Canada could outcompete America for skilled labour, but not without a functional immigration system. Ours has lost sight of its purpose. What we really need is a pragmatic approach that funnels the workers we require into the industries that need them. The government could look to Canada’s industries—which have been asking for more workers for years—for help in deciding which sectors should get newcomers. A 2025 poll of Canadian manufacturers indicated that many of them urgently need millwrights, industrial electricians and other kinds of skilled industrial labour.
A robust trusted-employer program could help. These programs grant faster approvals for businesses with a history of compliance, expediting workers into the industries that need them. Dozens of countries, including Australia, the U.K. and the Netherlands already leverage this type of framework—the Dutch system has a relatively rapid two-week approval timeline for trusted sponsors. Canada is behind the curve. It only began piloting a relatively narrow three-year trusted-employer program for temporary foreign workers in 2023, after a recommendation from the House of Commons years earlier—and stopped accepting new applicants to the program in 2024.
We have lots to learn from countries with more efficient immigration systems. Australia, for example, has been using digital visas since 2015, cutting the cumbersome process of mailing documents worldwide. Canada piloted the technology with a small group of Moroccan immigrants in November. If the government decides that the pilot went well, an expansion could slim down IRCC’s workload and reduce processing delays.

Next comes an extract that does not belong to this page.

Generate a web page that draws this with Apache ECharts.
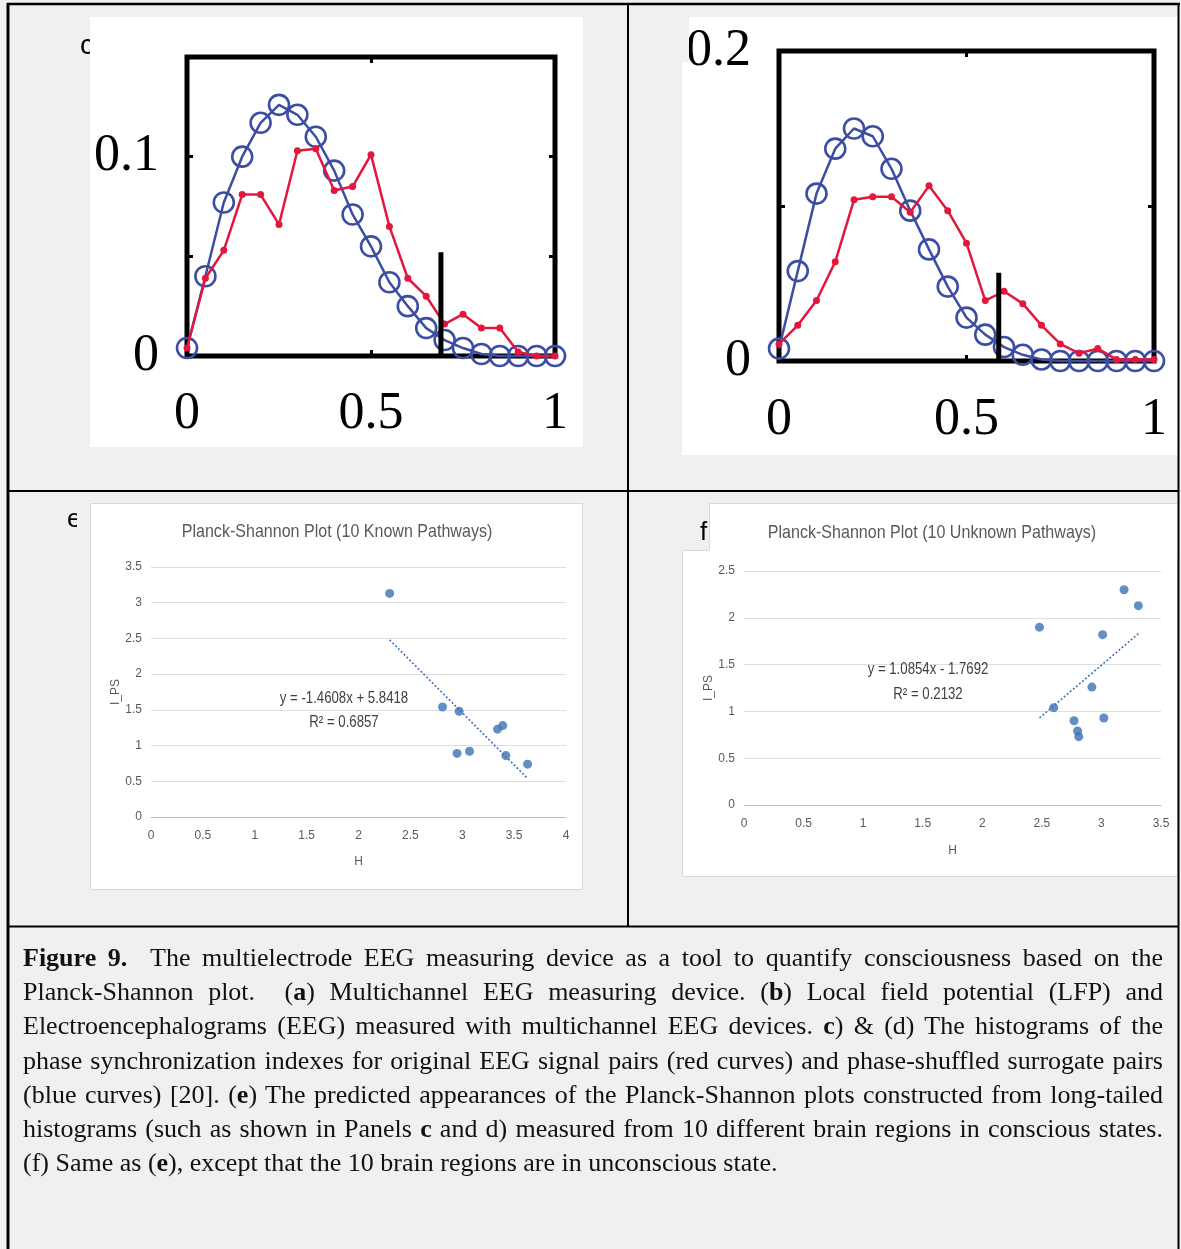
<!DOCTYPE html>
<html>
<head>
<meta charset="utf-8">
<script src="https://cdn.jsdelivr.net/npm/echarts@6/dist/echarts.min.js"></script>
<style>
html,body{margin:0;padding:0;background:#f0f0f0;}
#wrap{position:relative;width:1181px;height:1249px;overflow:hidden;}
#chart{position:absolute;left:0;top:0;width:1181px;height:1249px;}
#caption{position:absolute;left:23px;top:941px;width:1140px;font-family:'Liberation Serif','Times New Roman',serif;font-size:26px;line-height:34.2px;color:#111;}
#caption div{white-space:nowrap;text-align:justify;text-align-last:justify;}
#caption div.last{text-align:left;text-align-last:left;}
</style>
</head>
<body>
<div id="wrap">
<div id="chart"></div>
<div id="caption">
<div><b>Figure 9.</b>&nbsp; The multielectrode EEG measuring device as a tool to quantify consciousness based on the</div>
<div>Planck-Shannon plot.&nbsp; (<b>a</b>) Multichannel EEG measuring device. (<b>b</b>) Local field potential (LFP) and</div>
<div>Electroencephalograms (EEG) measured with multichannel EEG devices. <b>c</b>) &amp; (d) The histograms of the</div>
<div>phase synchronization indexes for original EEG signal pairs (red curves) and phase-shuffled surrogate pairs</div>
<div>(blue curves) [20]. (<b>e</b>) The predicted appearances of the Planck-Shannon plots constructed from long-tailed</div>
<div>histograms (such as shown in Panels <b>c</b> and d) measured from 10 different brain regions in conscious states.</div>
<div class="last">(f) Same as (<b>e</b>), except that the 10 brain regions are in unconscious state.</div>
</div>
</div>
<script>
// ---------- data ----------
const histX = [0, 0.05, 0.1, 0.15, 0.2, 0.25, 0.3, 0.35, 0.4, 0.45, 0.5, 0.55, 0.6, 0.65, 0.7, 0.75, 0.8, 0.85, 0.9, 0.95, 1.0];
// panel c
const blueC = [0.004, 0.040, 0.077, 0.100, 0.117, 0.126, 0.121, 0.110, 0.093, 0.071, 0.055, 0.037, 0.025, 0.014, 0.008, 0.004, 0.001, 0.000, 0.000, 0.000, 0.000];
const redC  = [0.004, 0.039, 0.053, 0.081, 0.081, 0.066, 0.103, 0.104, 0.083, 0.085, 0.101, 0.065, 0.039, 0.030, 0.016, 0.021, 0.014, 0.014, 0.002, 0.000, 0.000];
const markC = [0.69, 0.052];
const yTicksC = ['0', '0.1'];
// panel d
const blueD = [0.008, 0.058, 0.108, 0.137, 0.150, 0.145, 0.124, 0.097, 0.072, 0.048, 0.028, 0.017, 0.009, 0.004, 0.001, 0.000, 0.000, 0.000, 0.000, 0.000, 0.000];
const redD  = [0.011, 0.023, 0.039, 0.064, 0.104, 0.106, 0.106, 0.096, 0.113, 0.097, 0.076, 0.039, 0.045, 0.037, 0.023, 0.011, 0.005, 0.008, 0.001, 0.001, 0.001];
const markD = [0.586, 0.057];
const yTicksD = ['0', '0.2'];
// panel e (10 known pathways)
const eH = [2.30, 2.81, 2.97, 2.95, 3.07, 3.34, 3.39, 3.42, 3.63];
const eI = [3.13, 1.54, 1.48, 0.89, 0.92, 1.23, 1.28, 0.86, 0.74];
const eTrendX = [2.30, 3.63];
const eTrendY = [2.48, 0.54];
const eTitle = 'Planck-Shannon Plot (10 Known Pathways)';
const eEq = ['y = -1.4608x + 5.8418', 'R\u00b2 = 0.6857'];
// panel f (10 unknown pathways)
const fH = [2.48, 2.60, 2.77, 2.80, 2.81, 2.92, 3.01, 3.02, 3.19, 3.31];
const fI = [1.90, 1.04, 0.90, 0.79, 0.73, 1.26, 1.82, 0.93, 2.30, 2.13];
const fTrendX = [2.48, 3.31];
const fTrendY = [0.93, 1.83];
const fTitle = 'Planck-Shannon Plot (10 Unknown Pathways)';
const fEq = ['y = 1.0854x - 1.7692', 'R\u00b2 = 0.2132'];

// ---------- helpers ----------
const zip = (xs, ys) => xs.map((x, i) => [x, ys[i]]);
const BLUE = '#3c4ea3', RED = '#e3173d', DOT = '#3b72b6';
const SERIF = "'Liberation Serif','Times New Roman',serif";
const SANS = "'Liberation Sans',Arial,sans-serif";
const GREY_TXT = '#595959';

function tickStyle() {
  return {show: true, inside: true, length: 6, lineStyle: {color: '#000', width: 3}};
}
const noLine = () => ({show: false, onZero: false});
function matlabAxes(grid, ymax, yint, yLabels, xMargin) {
  const fmt = v => { const s = yLabels.find(l => Math.abs(parseFloat(l) - v) < 1e-9); return s === undefined ? '' : s; };
  return {
    x: [
      {gridIndex: grid, type: 'value', min: 0, max: 1, interval: 0.5, position: 'bottom',
       axisLine: noLine(), axisTick: tickStyle(), splitLine: {show: false},
       axisLabel: {color: '#000', fontFamily: SERIF, fontSize: 52, margin: xMargin}},
      {gridIndex: grid, type: 'value', min: 0, max: 1, interval: 0.5, position: 'top',
       axisLine: noLine(), axisTick: tickStyle(), splitLine: {show: false}, axisLabel: {show: false}}
    ],
    y: [
      {gridIndex: grid, type: 'value', min: 0, max: ymax, interval: yint, position: 'left',
       axisLine: noLine(), axisTick: tickStyle(), splitLine: {show: false},
       axisLabel: {color: '#000', fontFamily: SERIF, fontSize: 52, margin: 28, formatter: fmt}},
      {gridIndex: grid, type: 'value', min: 0, max: ymax, interval: yint, position: 'right',
       axisLine: noLine(), axisTick: tickStyle(), splitLine: {show: false}, axisLabel: {show: false}}
    ]
  };
}
function excelAxes(grid, xmax, ymax, xGap, yGap) {
  return {
    x: {gridIndex: grid, type: 'value', min: 0, max: xmax, interval: 0.5,
        name: 'H', nameLocation: 'middle', nameGap: xGap,
        nameTextStyle: {color: GREY_TXT, fontFamily: SANS, fontSize: 12},
        axisLine: {show: true, lineStyle: {color: '#bfbfbf', width: 1}}, axisTick: {show: false},
        splitLine: {show: false},
        axisLabel: {color: GREY_TXT, fontFamily: SANS, fontSize: 12, margin: 13}},
    y: {gridIndex: grid, type: 'value', min: 0, max: ymax, interval: 0.5,
        name: 'I_PS', nameLocation: 'middle', nameGap: yGap,
        nameTextStyle: {color: GREY_TXT, fontFamily: SANS, fontSize: 12},
        axisLine: {show: false}, axisTick: {show: false},
        splitLine: {show: true, lineStyle: {color: '#dedede', width: 1}},
        axisLabel: {color: GREY_TXT, fontFamily: SANS, fontSize: 12, margin: 9}}
  };
}
const aC = matlabAxes(0, 0.15, 0.05, yTicksC, 32);
const aD = matlabAxes(1, 0.2, 0.1, yTicksD, 33);
const aE = excelAxes(2, 4, 3.5, 39, 28);
const aF = excelAxes(3, 3.5, 2.5, 40, 26);

function histSeries(xi, yi, blue, red, mark) {
  return [
    {type: 'line', xAxisIndex: xi, yAxisIndex: yi, data: zip(histX, blue), clip: false,
     symbol: 'circle', symbolSize: 20, lineStyle: {color: BLUE, width: 2.5},
     itemStyle: {color: 'rgba(0,0,0,0)', borderColor: BLUE, borderWidth: 2.6}, z: 3},
    {type: 'line', xAxisIndex: xi, yAxisIndex: yi, data: zip(histX, red), clip: false,
     symbol: 'circle', symbolSize: 7, lineStyle: {color: RED, width: 2.5},
     itemStyle: {color: RED}, z: 4},
    {type: 'line', xAxisIndex: xi, yAxisIndex: yi, data: [[mark[0], 0], [mark[0], mark[1]]],
     symbol: 'none', lineStyle: {color: '#000', width: 5, cap: 'butt'}, z: 5}
  ];
}
function scatterSeries(xi, yi, hs, is, tx, ty) {
  return [
    {type: 'scatter', xAxisIndex: xi, yAxisIndex: yi, data: zip(hs, is), symbolSize: 9,
     itemStyle: {color: DOT}, z: 4},
    {type: 'line', xAxisIndex: xi, yAxisIndex: yi, data: zip(tx, ty), symbol: 'none',
     lineStyle: {color: DOT, width: 1.6, type: [2, 2]}, z: 3}
  ];
}

function rect(x, y, w, h, fill, z, stroke) {
  return {type: 'rect', shape: {x, y, width: w, height: h}, z,
          style: {fill, stroke: stroke || null, lineWidth: stroke ? 1 : 0}};
}
function line(x1, y1, x2, y2, w) {
  return {type: 'line', shape: {x1, y1, x2, y2}, z: 60, style: {stroke: '#000', lineWidth: w}};
}
function txt(x, y, s, size, color, family, align, z, sx) {
  return {type: 'text', x, y, z: z || 20, scaleX: sx || 1, originX: 0, originY: 0,
          style: {text: s, fontSize: size, fill: color, fontFamily: family, align: align || 'center',
                  verticalAlign: 'middle'}};
}

const graphics = [
  txt(80, 46, 'c', 28, '#000', SANS, 'left', -20),
  txt(67, 520, 'e', 26, '#000', SANS, 'left', -20),
  rect(77, 505, 12, 30, '#f0f0f0', -15),
  rect(90, 17, 493, 430, '#ffffff', -10),
  rect(682, 17, 496, 438, '#ffffff', -10),
  rect(90.5, 503.5, 492, 386, '#ffffff', -10, '#d9d9d9'),
  rect(682.5, 550.5, 495, 326, '#ffffff', -10, '#d9d9d9'),
  rect(709.5, 503.5, 468, 60, '#ffffff', -9),
  {type: 'line', shape: {x1: 709.5, y1: 503.5, x2: 1178, y2: 503.5}, z: -8, style: {stroke: '#d9d9d9', lineWidth: 1}},
  {type: 'line', shape: {x1: 709.5, y1: 503.5, x2: 709.5, y2: 550.5}, z: -8, style: {stroke: '#d9d9d9', lineWidth: 1}},
  txt(700, 533, 'f', 26, '#000', SANS, 'left', 10),
  rect(680, 17, 9, 45, '#f0f0f0', 50),
  txt(337, 532, eTitle, 19, GREY_TXT, SANS, 'center', 20, 0.845),
  txt(344, 698, eEq[0], 16.5, '#404040', SANS, 'center', 20, 0.8),
  txt(344, 722, eEq[1], 16.5, '#404040', SANS, 'center', 20, 0.8),
  txt(932, 533, fTitle, 19, GREY_TXT, SANS, 'center', 20, 0.845),
  txt(928, 669, fEq[0], 16.5, '#404040', SANS, 'center', 20, 0.8),
  txt(928, 694, fEq[1], 16.5, '#404040', SANS, 'center', 20, 0.8),
  line(7, 4, 1180, 4, 2.5),
  line(8, 3, 8, 1249, 3),
  line(1178.5, 3, 1178.5, 1249, 2),
  line(628, 4, 628, 927, 2),
  line(8, 491, 1179, 491, 2),
  line(8, 926.5, 1179, 926.5, 2)
];

const option = {
  backgroundColor: '#f0f0f0',
  animation: false,
  grid: [
    {left: 187, top: 57, width: 368, height: 299, show: true, borderColor: '#000', borderWidth: 5, backgroundColor: 'rgba(0,0,0,0)'},
    {left: 779, top: 51, width: 375, height: 310, show: true, borderColor: '#000', borderWidth: 5, backgroundColor: 'rgba(0,0,0,0)'},
    {left: 151, top: 567, width: 415, height: 250},
    {left: 744, top: 571, width: 417, height: 234}
  ],
  xAxis: [aC.x[0], aC.x[1], aD.x[0], aD.x[1], aE.x, aF.x],
  yAxis: [aC.y[0], aC.y[1], aD.y[0], aD.y[1], aE.y, aF.y],
  series: [].concat(
    histSeries(0, 0, blueC, redC, markC),
    histSeries(2, 2, blueD, redD, markD),
    scatterSeries(4, 4, eH, eI, eTrendX, eTrendY),
    scatterSeries(5, 5, fH, fI, fTrendX, fTrendY)
  ),
  graphic: graphics
};
const chart = echarts.init(document.getElementById('chart'), null, {renderer: 'canvas'});
chart.setOption(option);
</script>
</body>
</html>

I don’t think changes should happen all at once. Doing too much, too fast placed significant strain on our systems and infrastructure. But there’s no reason we can’t be both bold and flexible. If we fix the system, Canadians can place their trust back in it. There’s a lot at stake if we don’t get immigration back on track, and there are big opportunities to be gained if we do. Canada remains a desirable destination, especially in light of geopolitical unrest abroad. It is in our collective economic interest to seize the moment, and welcome skilled labour from around the world with open arms.